The Defense Department is continuing to break down digital barriers, this time unveiling an open data project. Data.mil — a cooperative project with Data.world, a data resource organization — and the Defense Digital Services within the Pentagon seek to make military data available and searchable.
The first data sets made publicly available on Data.mil include a Theater History of Operations involving data sets of aerial bombings from World War I through the Vietnam War. The DoD has had an open data effort for a while, but it didn't garner much attention, Mary Lazzeri of the Defense Digital Service and Data.mil co-creator told C4ISRNET in a recent interview. Lazzeri said they wanted to make a website that could feature data in a way that was compelling for members of the public, as well as to make the case to the rest of the agency that open data merits investment.
The Data.mil initiative was the brainchild of Maj. Aaron Capizzi, and was just a 20 percent project, meaning the project was done on the side, Lazzeri said. This type of Silicon Valley culture is exactly what Secretary of Defense Ash Carter has tried to foster with DDS, allowing folks from the tech sector to come into the Pentagon for a "tour of duty" to work on complex problems.
Data.mil was also stood up with a minuscule budget and went online in just three weeks. What's so innovative about this approach, said Ian Greenleigh, head of brand at Data.world, is that typically when government agencies release open data, they stop at accessibility, meaning they don't put the data sets into a format that can easily be analyzed. With Data.mil, the data is presented in tabular format, as opposed to KML files such as Google Earth.

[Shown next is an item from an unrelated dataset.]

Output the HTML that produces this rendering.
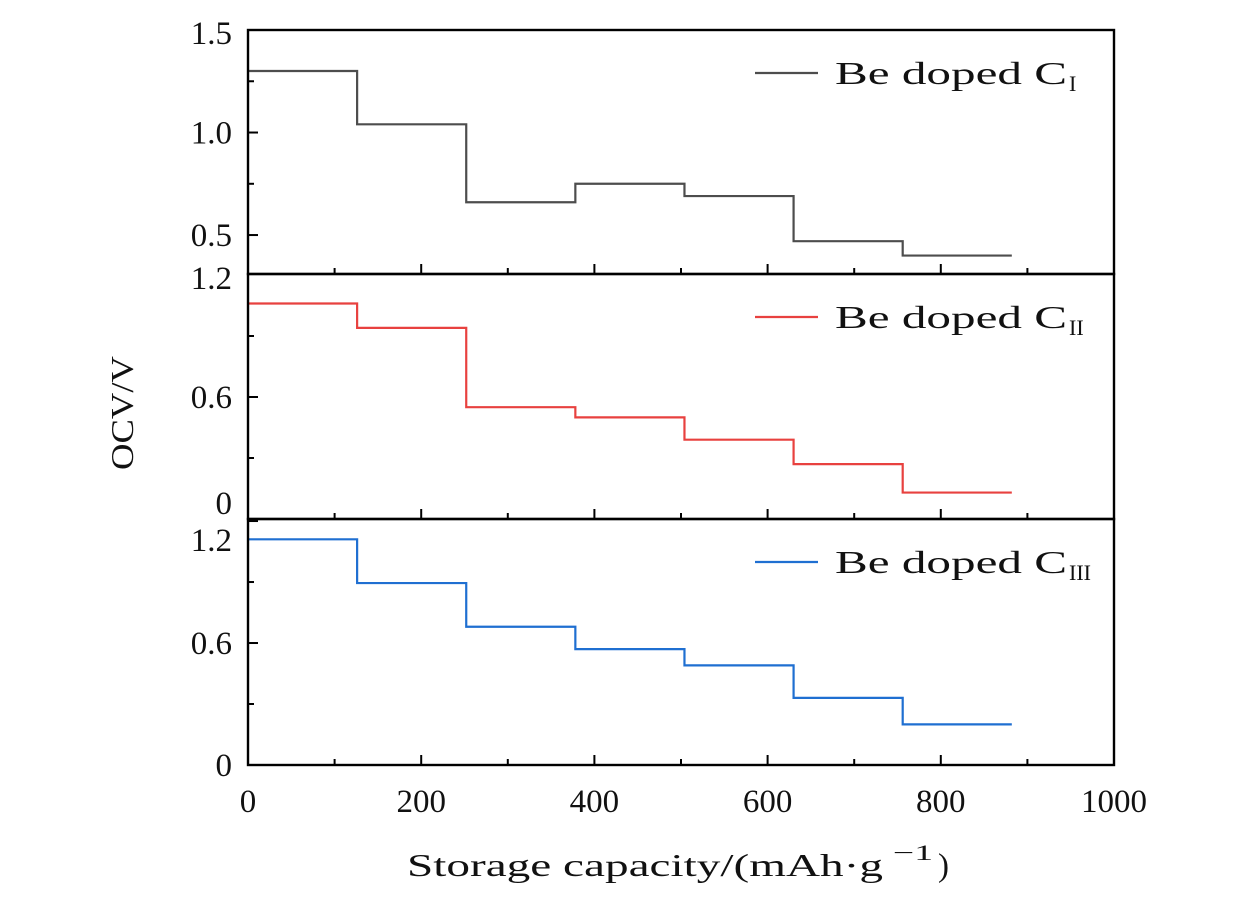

DoD is also making sure "to provide an environment that adds context so that the data can easily be understood, which is often lacking with open data programs around the world where it's just here's a file, no additional information; it doesn't tell you where it's from or how it's been analyzed or used in the past," he added. "What I really admire about this particular effort with THOR is that all these issues we see with open data generally have been taken care of with a single effort with almost no budget. That's pretty incredible."
Greenleigh noted how the data in the THOR project present a unique way to tell stories. Data scientists affiliated with the effort began looking at historical events in the theaters of war that could be associated with the data. For example, within the Vietnam data set is Sen. John McCain's downed flight that led to his capture as a prisoner of war.
"That is extraordinary," Greenleigh said. "I've never had this experience with data before, to know a story and look for it in a massive data set and be able to see all the aspects represented in front of you."
In terms of actionable information and usefulness from the Pentagon's perspective, Lazzeri said some of the next steps are to release more strategic data such as acquisition, logistics, procurement, budget and manufacturing data, to name a few.
"There's a number of data sets that will be more useful throughout the military to be able to take a look at the raw data in certain areas, and that will help them solve some of those complex problems," she said. The data could also be used from an education and planning perspective when viewing how targeting evolved from World War II to through precision munitions and to today; the Pentagon has tried to take more extraordinary measure to protect civilians, even amending its Law of War Manual to afford greater protection.
From a non-military perspective, Greenleigh said researchers could study weather patterns dating back to World War I, given that robust records of weather are necessary when flying.
"That was something that was personally interesting for me was looking at all the weather events across these theaters of war," he said.
This initial data set was really experimental, Lazzeri said, to see if DDS could spark interest in open data.
"We don't have a budget. DDS is not looking to launch a robust open data program. We're hoping there are other areas where we can feed this info into parts of DoD and the services to help them put their data online," she said. "We put it out there without a plan for how it will be used with the notion that researchers can take it where ever it can go."
Stringent requirements are also in place to secure the database from potential intrusions. Data can only be changed by contributors, and there are strict standards even for that, Greenleigh said. Greenleigh also expressed doubt regarding the possibility of the data being manipulated or used for malicious purposes. The data links back directly to the source and lives on Data.mil as well as Data.world, he said. That means if data was ever to be changed and rereleased, it can be compared to the original source.